Imagine if Axel’s lover, sometime around 1972, had borne his child.
A xel, Axel, forgive me, forgive me. Let me pour out a thousand pardons over a thousand pages before I try to convince you that I deserve your forgiveness. With complete confidence I appeal to your magnanimity and beg you to give up the aversion you feel for me. I can’t change the place from which I came, only the place to which I am on my way. There I will be able to carry your benevolence like a smooth stone in my hand, a consolation when memory plagues me. How could it happen? you must have wondered. I beg you to read my words without judging. To admit a mistake, after all, is only to admit that one is wiser today than yesterday. All I want to accomplish is a farewell that allows us to part as friends, as you so sensibly said back then, when I was in no condition to listen.
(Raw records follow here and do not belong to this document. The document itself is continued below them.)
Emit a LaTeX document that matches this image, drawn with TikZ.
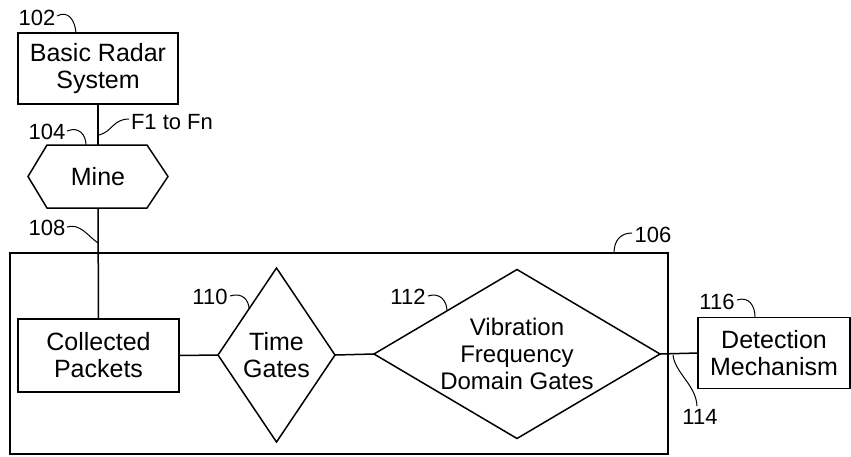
\documentclass[tikz,border=0pt]{standalone}
\usepackage{fontspec}
\setmainfont{Liberation Sans}
\usetikzlibrary{shapes.geometric}
\begin{document}
\begin{tikzpicture}[x=1pt,y=-1pt,
  every node/.style={inner sep=0pt, outer sep=0pt},
  body/.style={font=\fontsize{25}{27}\selectfont, align=center},
  blk/.style={body, draw, line width=1.5pt, rectangle},
  gate/.style={draw, line width=1.5pt, diamond},
  conn/.style={line width=1.5pt},
  lead/.style={line width=1pt},
  ref/.style={font=\fontsize{22}{23}\selectfont}]
\useasboundingbox (0,0) rectangle (851,456);
% big box 106
\node[draw, line width=1.5pt, minimum width=658pt, minimum height=201pt] (outer) at (339,353.5) {};
% blocks
\node[blk, minimum width=160pt, minimum height=71pt] (radar) at (98,68.5) {Basic Radar\\System};
\node[body, minimum width=140pt, minimum height=63pt] (mine) at (98,176.5) {Mine};
\draw[conn] (mine.west) -- ([xshift=19pt]mine.north west) -- ([xshift=-21pt]mine.north east) -- (mine.east) -- ([xshift=-21pt]mine.south east) -- ([xshift=19pt]mine.south west) -- cycle;
\node[blk, minimum width=161pt, minimum height=73pt] (packets) at (98.5,355.5) {Collected\\Packets};
\node[gate, minimum width=117pt, minimum height=174pt] (time) at (276.5,355) {};
\node[body] (timet) at (time.center) {Time\\Gates};
\node[gate, minimum width=286pt, minimum height=169pt] (vib) at (517,354) {};
\node[body, font=\fontsize{24}{27}\selectfont] (vibt) at (vib.center) {Vibration\\Frequency\\Domain Gates};
\node[blk, minimum width=152pt, minimum height=71pt] (detect) at (774,353) {Detection\\Mechanism};
% connectors
\draw[conn] (radar.south) -- (mine.north);
\draw[conn] (mine.south) -- (packets.north);
\draw[conn] (packets.east) -- (time.west);
\draw[conn] (time.east) -- (vib.west);
\draw[conn] (vib.east) -- (detect.west);
% reference labels
\node[ref] (l102) at (37,18) {102};
\node[ref] (l104) at (47,132) {104};
\node[ref, anchor=west] (lf) at (131,122) {F1 to Fn};
\node[ref] (l108) at (47,228) {108};
\node[ref] (l106) at (653,235) {106};
\node[ref] (l110) at (210,297) {110};
\node[ref] (l112) at (408,297) {112};
\node[ref] (l116) at (717,302) {116};
\node[ref] (l114) at (700,417) {114};
% leader curves
\draw[lead] (57,16) .. controls (68,10) and (75,20) .. (76,33);
\draw[lead] (67,131) .. controls (79,126) and (86,135) .. (86,145);
\draw[lead] (99,135) .. controls (112,132) and (113,119) .. (129,119);
\draw[lead] (67,227) .. controls (80,223) and (88,236) .. (98,243);
\draw[lead] (614,253) .. controls (614,240) and (621,233) .. (632,233);
\draw[lead] (230,296) .. controls (242,292) and (249,300) .. (249,309);
\draw[lead] (428,296) .. controls (440,292) and (447,301) .. (447,311);
\draw[lead] (737,300) .. controls (749,296) and (755,306) .. (755,317);
\draw[lead] (673,355) .. controls (675,373) and (696,385) .. (697,406);
\end{tikzpicture}
\end{document}
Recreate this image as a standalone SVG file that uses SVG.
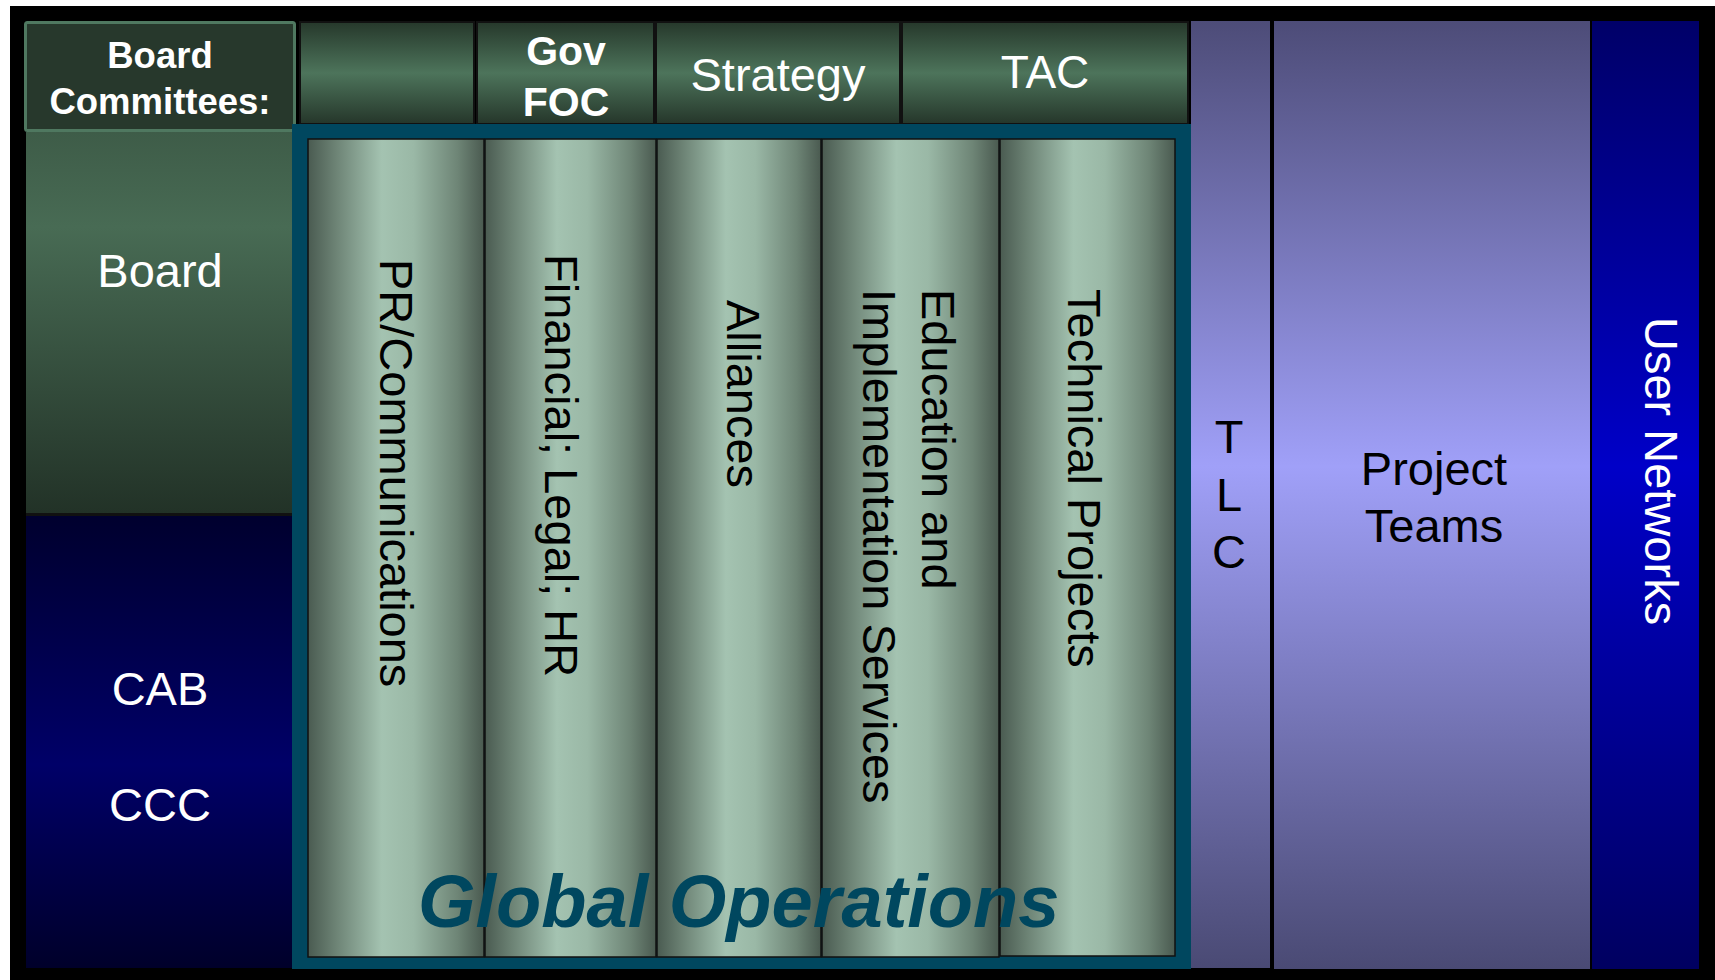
<svg xmlns="http://www.w3.org/2000/svg" width="1715" height="980" viewBox="0 0 1715 980">
<defs>
<linearGradient id="gTop" x1="0" y1="0" x2="0" y2="1">
<stop offset="0" stop-color="#26382b"/><stop offset="0.5" stop-color="#4d745b"/><stop offset="1" stop-color="#25362a"/>
</linearGradient>
<linearGradient id="gBoard" x1="0" y1="0" x2="0" y2="1">
<stop offset="0" stop-color="#3e5c48"/><stop offset="0.25" stop-color="#486b54"/><stop offset="1" stop-color="#223227"/>
</linearGradient>
<linearGradient id="gCab" x1="0" y1="0" x2="0" y2="1">
<stop offset="0" stop-color="#00002e"/><stop offset="0.55" stop-color="#000068"/><stop offset="1" stop-color="#00002a"/>
</linearGradient>
<linearGradient id="gCol" x1="0" y1="0" x2="1" y2="0">
<stop offset="0" stop-color="#4a5b51"/><stop offset="0.15" stop-color="#6b8173"/><stop offset="0.42" stop-color="#a4c3b1"/><stop offset="0.6" stop-color="#9ab8a6"/><stop offset="0.85" stop-color="#6e8576"/><stop offset="1" stop-color="#4a5a50"/>
</linearGradient>
<linearGradient id="gPurple" x1="0" y1="0" x2="0" y2="1">
<stop offset="0" stop-color="#4d4c78"/><stop offset="0.47" stop-color="#a0a0f8"/><stop offset="1" stop-color="#4a4a74"/>
</linearGradient>
<linearGradient id="gBlue" x1="0" y1="0" x2="0" y2="1">
<stop offset="0" stop-color="#000068"/><stop offset="0.47" stop-color="#0000c8"/><stop offset="1" stop-color="#000060"/>
</linearGradient>
</defs>
<style>
.t{font-family:"Liberation Sans",Arial,sans-serif;}
.w{fill:#ffffff;}
.k{fill:#000000;}
.b{font-weight:bold;}
.c{text-anchor:middle;}
.s47{font-size:47px;}
.col{fill:url(#gCol);stroke:#111;stroke-width:1.5;}
.top{fill:url(#gTop);stroke:#111;stroke-width:2;}
</style>
<rect x="10" y="6" width="1705" height="974" fill="#000"/>

<g id="board-committees">
<rect x="25.5" y="22.5" width="269" height="108" fill="#27382c" stroke="#4f7860" stroke-width="3" rx="2"/>
<text class="t w b c" x="160" y="68" font-size="36.5">Board</text>
<text class="t w b c" x="160" y="114" font-size="36.5">Committees:</text>
</g>
<g id="committee-blank"><rect class="top" x="300" y="22" width="174" height="102"/></g>
<g id="committee-gov-foc">
<rect class="top" x="477" y="22" width="177" height="102"/>
<text class="t w b c" x="566" y="65" font-size="41">Gov</text>
<text class="t w b c" x="566" y="116" font-size="41">FOC</text>
</g>
<g id="committee-strategy">
<rect class="top" x="656" y="22" width="244" height="102"/>
<text class="t w c s47" x="778" y="91">Strategy</text>
</g>
<g id="committee-tac">
<rect class="top" x="902" y="22" width="286" height="102"/>
<text class="t w c" x="1045" y="88" font-size="46">TAC</text>
</g>

<g id="board">
<rect x="26" y="132" width="266" height="381" fill="url(#gBoard)"/>
<text class="t w c s47" x="160" y="287">Board</text>
</g>
<g id="cab-ccc">
<rect x="26" y="513" width="266" height="3" fill="#111"/>
<rect x="26" y="516" width="266" height="452" fill="url(#gCab)"/>
<text class="t w c s47" x="160" y="705">CAB</text>
<text class="t w c s47" x="160" y="821">CCC</text>
</g>

<g id="global-operations">
<rect x="292" y="124" width="899" height="845" fill="#00475f"/>
<g id="pr-communications">
<rect class="col" x="308" y="139" width="176" height="818"/>
<text class="t k s47" transform="translate(380,259) rotate(90)">PR/Communications</text>
</g>
<g id="financial-legal-hr">
<rect class="col" x="485" y="139" width="171" height="818"/>
<text class="t k s47" transform="translate(545,254) rotate(90)">Financial; Legal; HR</text>
</g>
<g id="alliances">
<rect class="col" x="657" y="139" width="164" height="818"/>
<text class="t k s47" transform="translate(727,300) rotate(90)">Alliances</text>
</g>
<g id="education-implementation">
<rect class="col" x="822" y="139" width="177" height="818"/>
<text class="t k s47" transform="translate(922,289) rotate(90)">Education and</text>
<text class="t k s47" transform="translate(863,289) rotate(90)">Implementation Services</text>
</g>
<g id="technical-projects">
<rect class="col" x="1000" y="139" width="175" height="817"/>
<text class="t k s47" transform="translate(1068,289) rotate(90)">Technical Projects</text>
</g>
<text class="t b" x="418" y="927" font-size="74" font-style="italic" fill="#00475f">Global Operations</text>
</g>

<g id="tlc">
<rect x="1191" y="21" width="79" height="947" fill="url(#gPurple)"/>
<text class="t k c s47" x="1229" y="453">T</text>
<text class="t k c s47" x="1229" y="511">L</text>
<text class="t k c s47" x="1229" y="568">C</text>
</g>
<g id="project-teams">
<rect x="1274" y="21" width="316" height="948" fill="url(#gPurple)"/>
<text class="t k c s47" x="1434" y="485">Project</text>
<text class="t k c s47" x="1434" y="542">Teams</text>
</g>
<g id="user-networks">
<rect x="1592" y="21" width="107" height="948" fill="url(#gBlue)"/>
<text class="t w s47" transform="translate(1645,317) rotate(90)">User Networks</text>
</g>
<g id="connectors"/>
</svg>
A thousand and another thousand times I beg you to forget what happened outside the publisher’s, because the person you saw was me and yet it wasn’t. Since my teens I’ve suffered from a number of problems, the doctors say that the explanation lies in my experiences in the camp during my childhood. As long as I take my medication I’m the Halina you met in Västerås, the Halina to whom you gave such a beautiful memory. Our experience enriched me. It’s so easy to believe that everything is whole when the heart is joyful. Unfortunately it made me careless about taking my medication. And I ended up taking it out on you, to my great dismay. It hurts so much to be rejected, when a feeling of worthlessness already fills every part of me.
Axel, none of it was your fault. I would like so much to say farewell with these lines and tell you that everything is fine. You’re a wonderful man and writer, and I wish you all good fortune with all my heart.